I have a table with 37 million records (11 million duplicates) and I want to delete all the duplicate records based on three columns. Currently I have written a command to do so as below in laravel 7-
$oldUserStatsQuery = DB::table('user_stats_data')
->select('user_stats_data.id')
->leftJoin(
DB::raw(
'(SELECT MAX(id) AS id FROM user_stats_data GROUP BY client_id, user_id, data_point_id) AS
max_stats_data'),
function ($join) {
$join->on('user_stats_data.id', '=', 'max_stats_data.id');
}
)
->whereNull('max_stats_data.id')
->orderBy('user_stats_data.id');
$oldUserStatsQuery
->chunkById($this->chunkSize, function (Collection $chunks) use (&$deletedCount) {
$ids = $chunks->pluck('id')->toArray();
$idsString = implode(',', $ids);
DB::statement("DELETE FROM user_stats_data WHERE id IN ($idsString)");
$deleteCount = count($ids);
$deletedCount += $deleteCount;
$this->info("{$deleteCount} rows deleted.. ({$deletedCount} in total)");
}, 'user_stats_data.id', 'id');
This code took around 7 hrs alone for deleting just 780k records. 'user_id', 'client_id' and 'data_point_id' are already indexed. Is there any way I can further optimize this query or any other alternative in order to perform the deletion as quickly as possible ?

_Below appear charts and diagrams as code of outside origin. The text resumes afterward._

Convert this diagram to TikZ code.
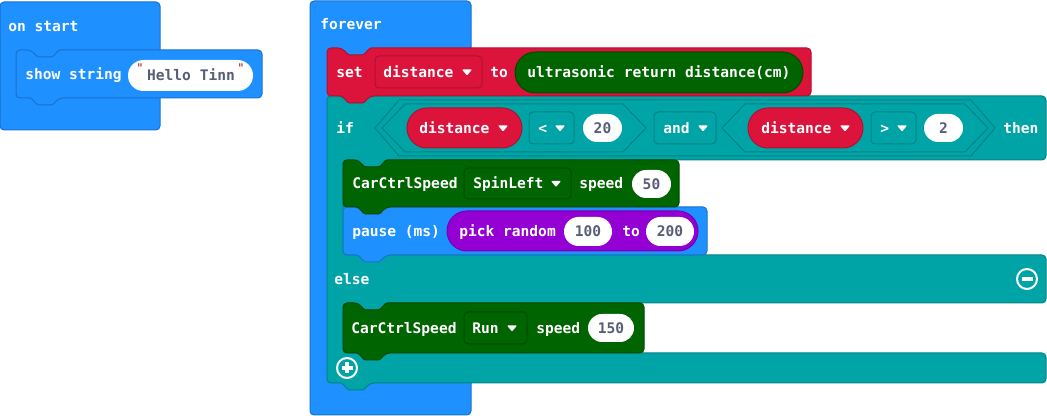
\documentclass[tikz,border=0pt]{standalone}
\usepackage{fontspec}
\newfontfamily\blockfont{DejaVu Sans Mono}

\definecolor{mcblue}{HTML}{1E90FF}
\definecolor{mcblueD}{HTML}{1873CC}
\definecolor{mcred}{HTML}{DC143C}
\definecolor{mcredD}{HTML}{B01030}
\definecolor{mcteal}{HTML}{00A4A6}
\definecolor{mctealD}{HTML}{008385}
\definecolor{mcgreen}{HTML}{006400}
\definecolor{mcgreenD}{HTML}{004B00}
\definecolor{mcpurple}{HTML}{9400D3}
\definecolor{mcpurpleD}{HTML}{7600A9}
\definecolor{pilltext}{HTML}{575E75}
\definecolor{quotemark}{HTML}{A31515}

\tikzset{
  edge/.style={line width=0.75pt},
  blueblk/.style={edge, fill=mcblue, draw=mcblueD},
  redblk/.style={edge, fill=mcred, draw=mcredD},
  tealblk/.style={edge, fill=mcteal, draw=mctealD},
  greenblk/.style={edge, fill=mcgreen, draw=mcgreenD},
  purpleblk/.style={edge, fill=mcpurple, draw=mcpurpleD},
  whitepill/.style={fill=white, draw=none},
  lbl/.style={font={\blockfont\bfseries\fontsize{10.93pt}{13pt}\selectfont},
    text=white, inner sep=0pt, anchor=base west},
  val/.style={lbl, text=pilltext, anchor=base},
  qmark/.style={font={\blockfont\fontsize{9pt}{10pt}\selectfont},
    text=quotemark, inner sep=0pt},
  icon/.style={white, line width=1.5pt},
}

% statement block: notch on top, tab below
\newcommand\mkstmt[5]{%
  \draw[#5, rounded corners=3pt] (#1,#2) -- (#1+15,#2)
    [rounded corners=1pt] -- (#1+21.5,#2+7) -- (#1+36.5,#2+7) -- (#1+43,#2)
    [rounded corners=3pt] -- (#3,#2) -- (#3,#4) -- (#1+43,#4)
    [rounded corners=1pt] -- (#1+36.5,#4+7) -- (#1+21.5,#4+7) -- (#1+15,#4)
    [rounded corners=3pt] -- (#1,#4) -- cycle;}
% fully rounded pill
\newcommand\mkpill[5]{%
  \pgfmathsetmacro\pillr{(#4-#2)*0.375}%
  \draw[#5, rounded corners=\pillr pt] (#1,#2) rectangle (#3,#4);}
% dropdown field
\newcommand\mkdrop[5]{%
  \draw[#5, rounded corners=3pt] (#1,#2) rectangle (#3,#4);}
% dropdown arrow
\newcommand\mktri[2]{%
  \fill[white, rounded corners=0.6pt] (#1-5,#2-2.5) -- (#1+5,#2-2.5) -- (#1,#2+3.5) -- cycle;}
% labels: white text on a block, grey value inside a white pill
\newcommand\mktext[4]{\node[lbl] (#1) at (#2,#3+5.5) {#4};}
\newcommand\mkval[4]{\node[val] (#1) at (#2,#3+5.5) {#4};}

\begin{document}
\begin{tikzpicture}[x=0.75pt,y=-0.75pt]
\useasboundingbox (0,0) rectangle (1047,416);

% ---------- on start ----------
\draw[blueblk, rounded corners=3pt] (0,2) rectangle (160,130);
\mktext{onstart}{8}{26}{on start}
\mkstmt{16}{50}{262}{98}{blueblk}
\mktext{showstring}{25}{74}{show string}
\mkpill{128}{60}{253}{91}{whitepill}
\mkval{hello}{191}{75}{Hello Tinn}
\node[qmark] (qleft) at (140,68) {\symbol{34}};
\node[qmark] (qright) at (241,68) {\symbol{34}};

% ---------- forever ----------
\draw[blueblk, rounded corners=3pt] (310,1) rectangle (471,415);
\mktext{forever}{320}{24.5}{forever}

% if / else block
\draw[tealblk, rounded corners=3pt]
  (327,96) -- (342,96) [rounded corners=1pt] -- (348.5,103) -- (363.5,103) -- (370,96)
  [rounded corners=3pt] -- (1046,96) -- (1046,160) -- (386,160)
  [rounded corners=1pt] -- (379.5,167) -- (364.5,167) -- (358,160)
  [rounded corners=3pt] -- (343,160) -- (343,255) -- (1046,255) -- (1046,303) -- (386,303)
  [rounded corners=1pt] -- (379.5,310) -- (364.5,310) -- (358,303)
  [rounded corners=3pt] -- (343,303) -- (343,353) -- (1046,353) -- (1046,383) -- (370,383)
  [rounded corners=1pt] -- (363.5,390) -- (348.5,390) -- (342,383)
  [rounded corners=3pt] -- (327,383) -- cycle;

% set distance to ...
\mkstmt{327}{48}{811}{96}{redblk}
\mktext{set}{336}{72}{set}
\mkdrop{375}{56}{482}{88}{redblk}
\mktext{setvar}{383}{72}{distance}
\mktri{467}{72}
\mktext{to}{490}{72}{to}
\mkpill{515}{52}{803}{93}{greenblk}
\mktext{ultra}{527}{72}{ultrasonic return distance(cm)}

% if condition
\mktext{if}{336}{128}{if}
\draw[tealblk] (375,128) -- (399,100) -- (971,100) -- (995,128) -- (971,156) -- (399,156) -- cycle;
\draw[tealblk] (382,128) -- (405,104) -- (623,104) -- (646,128) -- (623,152) -- (405,152) -- cycle;
\draw[tealblk] (722,128) -- (745,104) -- (965,104) -- (988,128) -- (965,152) -- (745,152) -- cycle;
\mkpill{407}{108}{522}{148}{redblk}
\mktext{dist1}{419}{128}{distance}
\mktri{503}{128}
\mkdrop{529}{112}{574}{144}{tealblk}
\mktext{lt}{538}{128}{<}
\mktri{560}{128}
\mkpill{583}{114}{622}{142}{whitepill}
\mkval{twenty}{602.5}{128}{20}
\mkdrop{654}{112}{716}{144}{tealblk}
\mktext{and}{663}{128}{and}
\mktri{703}{128}
\mkpill{748}{108}{863}{148}{redblk}
\mktext{dist2}{761}{128}{distance}
\mktri{845}{128}
\mkdrop{871}{112}{916}{144}{tealblk}
\mktext{gt}{880}{128}{>}
\mktri{902}{128}
\mkpill{924}{114}{963}{142}{whitepill}
\mkval{two}{943.5}{128}{2}
\mktext{then}{1003}{128}{then}

% then branch
\mkstmt{343}{207}{707}{255}{blueblk}
\mktext{pause}{352}{231}{pause (ms)}
\mkpill{447}{211}{698}{251}{purpleblk}
\mktext{pick}{459}{231}{pick random}
\mkpill{564}{217}{612}{246}{whitepill}
\mkval{lo}{588}{231.5}{100}
\mktext{rto}{622}{231}{to}
\mkpill{646}{217}{694}{246}{whitepill}
\mkval{hi}{670}{231.5}{200}

\mkstmt{343}{160}{679}{207}{greenblk}
\mktext{car1}{352}{183.5}{CarCtrlSpeed}
\mkdrop{464}{168}{571}{199}{greenblk}
\mktext{spin}{473}{183.5}{SpinLeft}
\mktri{556}{183.5}
\mktext{speed1}{579}{183.5}{speed}
\mkpill{632}{170}{671}{198}{whitepill}
\mkval{fifty}{651.5}{184}{50}

% else branch
\mktext{else}{334}{279}{else}
\draw[icon] (1027,279) circle [radius=10];
\draw[white, line width=2.4pt] (1021.5,279) -- (1032.5,279);

\mkstmt{343}{303}{644}{353}{greenblk}
\mktext{car2}{351}{328}{CarCtrlSpeed}
\mkdrop{464}{312}{527}{344}{greenblk}
\mktext{run}{472}{328}{Run}
\mktri{512}{328}
\mktext{speed2}{536}{328}{speed}
\mkpill{588}{314}{634}{342}{whitepill}
\mkval{onefifty}{611}{328}{150}

% add-branch button
\draw[icon] (347,368) circle [radius=10];
\draw[white, line width=2.4pt] (341.5,368) -- (352.5,368) (347,362.5) -- (347,373.5);
\end{tikzpicture}
\end{document}
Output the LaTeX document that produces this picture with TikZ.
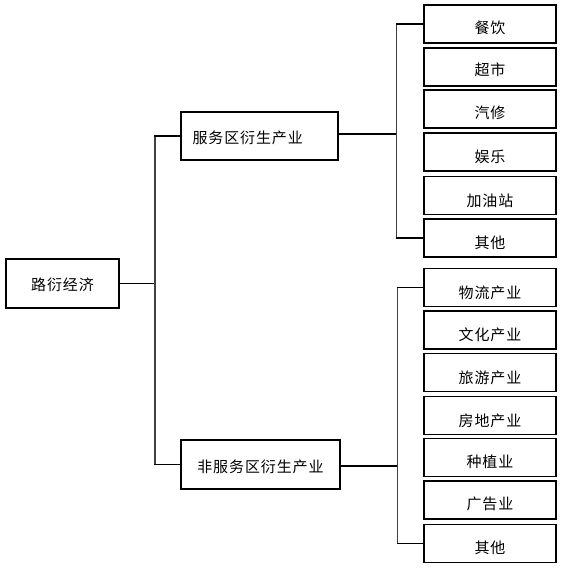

One possible solution to optimize this query is to use a subquery instead of a join. This can be done by selecting the maximum id for each group of duplicates in a subquery, and then using this subquery to delete all records except for the ones with the maximum id. Here's an example of how this can be done:
DB::table('user_stats_data')
->whereRaw('id NOT IN (
SELECT MAX(id) FROM user_stats_data GROUP BY client_id, user_id, data_point_id
)')
->delete();
This query should be faster than the original one because it avoids the join operation and uses a subquery instead. It also deletes all duplicates in a single query, which can be more efficient than chunking the deletion into smaller batches. However, it's important to test this query on a smaller dataset before running it on the entire table to make sure it works correctly and doesn't delete any non-duplicate records.